Ce sera une avancée significative et ambitieuse pour la France sur le chemin d’un renforcement de la responsabilité sociale des entreprises et plus largement du respect des droits de l’homme et des libertés fondamentales. Ce texte pourra également représenter un appui utile pour faire progresser cette cause dans les discussions européennes ou internationales. Nous pourrons collectivement en être fiers. (Applaudissements sur les bancs du groupe socialiste, écologiste et républicain.)

M. le président. La parole est à M. Dominique Potier, rapporteur de la commission des lois constitutionnelles, de la législation et de l’administration générale de la République.

M. Dominique Potier, rapporteur de la commission des lois constitutionnelles, de la législation et de l’administration générale de la République. Monsieur le président, monsieur le ministre, monsieur le président de la commission, mes chers collègues, il m’est arrivé à maintes reprises de parler de cette proposition de loi devant divers publics.

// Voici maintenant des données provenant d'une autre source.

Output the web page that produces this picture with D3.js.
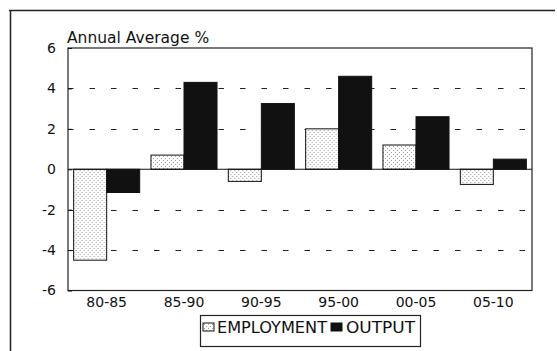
<!DOCTYPE html>
<html><head><meta charset="utf-8">
<script src="https://cdn.jsdelivr.net/npm/d3@7"></script>
<style>html,body{margin:0;padding:0;background:#fff;}svg{display:block;}</style>
</head><body>
<script>
const categories = ["80-85","85-90","90-95","95-00","00-05","05-10"];
const seriesNames = ["EMPLOYMENT","OUTPUT"];
const employment = [-4.5, 0.7, -0.6, 2.0, 1.2, -0.75];
const output = [-1.15, 4.3, 3.25, 4.6, 2.6, 0.5];
const yTicks = [6,4,2,0,-2,-4,-6];
const yTickLabels = ["6","4","2","0","-2","-4","-6"];
const gridValues = [4,2,-2,-4];
const title = "Annual Average %";

const W = 557, H = 351;
const plot = {left:68, right:532, top:48, bottom:290.5};
const font = "'DejaVu Sans', sans-serif";

const svg = d3.select("body").append("svg").attr("width",W).attr("height",H);
const defs = svg.append("defs");
const pat = defs.append("pattern").attr("id","stipple").attr("patternUnits","userSpaceOnUse")
  .attr("width",4).attr("height",4);
pat.append("rect").attr("width",4).attr("height",4).attr("fill","#fcfcfc");
pat.append("rect").attr("x",0).attr("y",0).attr("width",1).attr("height",1).attr("fill","#a0a0a0");
pat.append("rect").attr("x",2).attr("y",2).attr("width",1).attr("height",1).attr("fill","#a0a0a0");

const fills = {"EMPLOYMENT":"url(#stipple)","OUTPUT":"#111"};

// outer frame (top & left)
svg.append("path").attr("d",`M9,10.5H555M10.5,10V351`).attr("fill","none")
  .attr("stroke","#222").attr("stroke-width",1.5);

const x0 = d3.scaleBand().domain(categories).range([plot.left,plot.right])
  .paddingInner(0.146).paddingOuter(0.073);
const x1 = d3.scaleBand().domain(seriesNames).range([0,x0.bandwidth()]);
const y = d3.scaleLinear().domain([-6,6]).range([plot.bottom,plot.top]);

// gridlines
svg.append("g").selectAll("line").data(gridValues).join("line")
  .attr("x1",plot.left).attr("x2",plot.right)
  .attr("y1",d=>Math.round(y(d))+0.5).attr("y2",d=>Math.round(y(d))+0.5)
  .attr("stroke","#222").attr("stroke-width",1.2).attr("stroke-dasharray","5.5,16");

// bars
const rows = categories.map((c,i)=>({cat:c, vals:[{s:"EMPLOYMENT",v:employment[i]},{s:"OUTPUT",v:output[i]}]}));
const g = svg.append("g").selectAll("g").data(rows).join("g")
  .attr("transform",d=>`translate(${x0(d.cat)},0)`);
g.selectAll("rect").data(d=>d.vals).join("rect")
  .attr("x",d=>x1(d.s)).attr("width",x1.bandwidth())
  .attr("y",d=>y(Math.max(0,d.v))).attr("height",d=>Math.abs(y(d.v)-y(0)))
  .attr("fill",d=>fills[d.s]).attr("stroke","#111").attr("stroke-width",1);

// zero line
svg.append("line").attr("x1",plot.left).attr("x2",plot.right)
  .attr("y1",y(0)).attr("y2",y(0)).attr("stroke","#111").attr("stroke-width",1.2);

// plot frame
svg.append("rect").attr("x",plot.left).attr("y",plot.top)
  .attr("width",plot.right-plot.left).attr("height",plot.bottom-plot.top)
  .attr("fill","none").attr("stroke","#222").attr("stroke-width",1.2);

// y axis
const yAxis = d3.axisLeft(y).tickValues(yTicks)
  .tickFormat((d,i)=>yTickLabels[i]).tickSizeInner(-4).tickSizeOuter(0).tickPadding(12);
const ya = svg.append("g").attr("transform",`translate(${plot.left},0)`).call(yAxis);
ya.select(".domain").remove();
ya.selectAll("line").attr("stroke","#111");
ya.selectAll("text").attr("font-family",font).attr("font-size",14).attr("fill","#111");

// x axis labels
const xAxis = d3.axisBottom(x0).tickSize(0).tickPadding(7);
const xa = svg.append("g").attr("transform",`translate(0,${plot.bottom})`).call(xAxis);
xa.select(".domain").remove();
xa.selectAll("text").attr("font-family",font).attr("font-size",14).attr("fill","#111");

// title
svg.append("text").attr("x",67).attr("y",43).text(title)
  .attr("font-family",font).attr("font-size",15.5).attr("fill","#111");

// legend
const lg = svg.append("g");
lg.append("rect").attr("x",200.5).attr("y",315.5).attr("width",220).attr("height",31)
  .attr("fill","#fff").attr("stroke","#222").attr("stroke-width",1.2);
const legendItems = [
  {s:"EMPLOYMENT", sx:203, tx:217, tl:110},
  {s:"OUTPUT", sx:331, tx:346, tl:69}
];
legendItems.forEach(it=>{
  lg.append("rect").attr("x",it.sx).attr("y",323).attr("width",11).attr("height",8)
    .attr("fill",fills[it.s]).attr("stroke","#111").attr("stroke-width",1);
  lg.append("text").attr("x",it.tx).attr("y",333).text(it.s)
    .attr("font-family",font).attr("font-size",15).attr("fill","#111")
    .attr("textLength",it.tl).attr("lengthAdjust","spacingAndGlyphs");
});
</script>
</body></html>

Un jour, je me suis retrouvé devant un groupe d’adolescents et j’ai dû changer de registre, trouver des mots neufs : j’ai pris l’image du boulanger. J’ai expliqué ce qu’étaient le bon et le mauvais boulanger.

Le bon boulanger, celui qui est le meilleur et qui gagne le mieux sa vie, est celui qui va se lever le plus tôt, va le mieux pétrir sa pâte, va appliquer la meilleure recette. Cela, tout le monde l’admet : vive l’esprit d’entreprise !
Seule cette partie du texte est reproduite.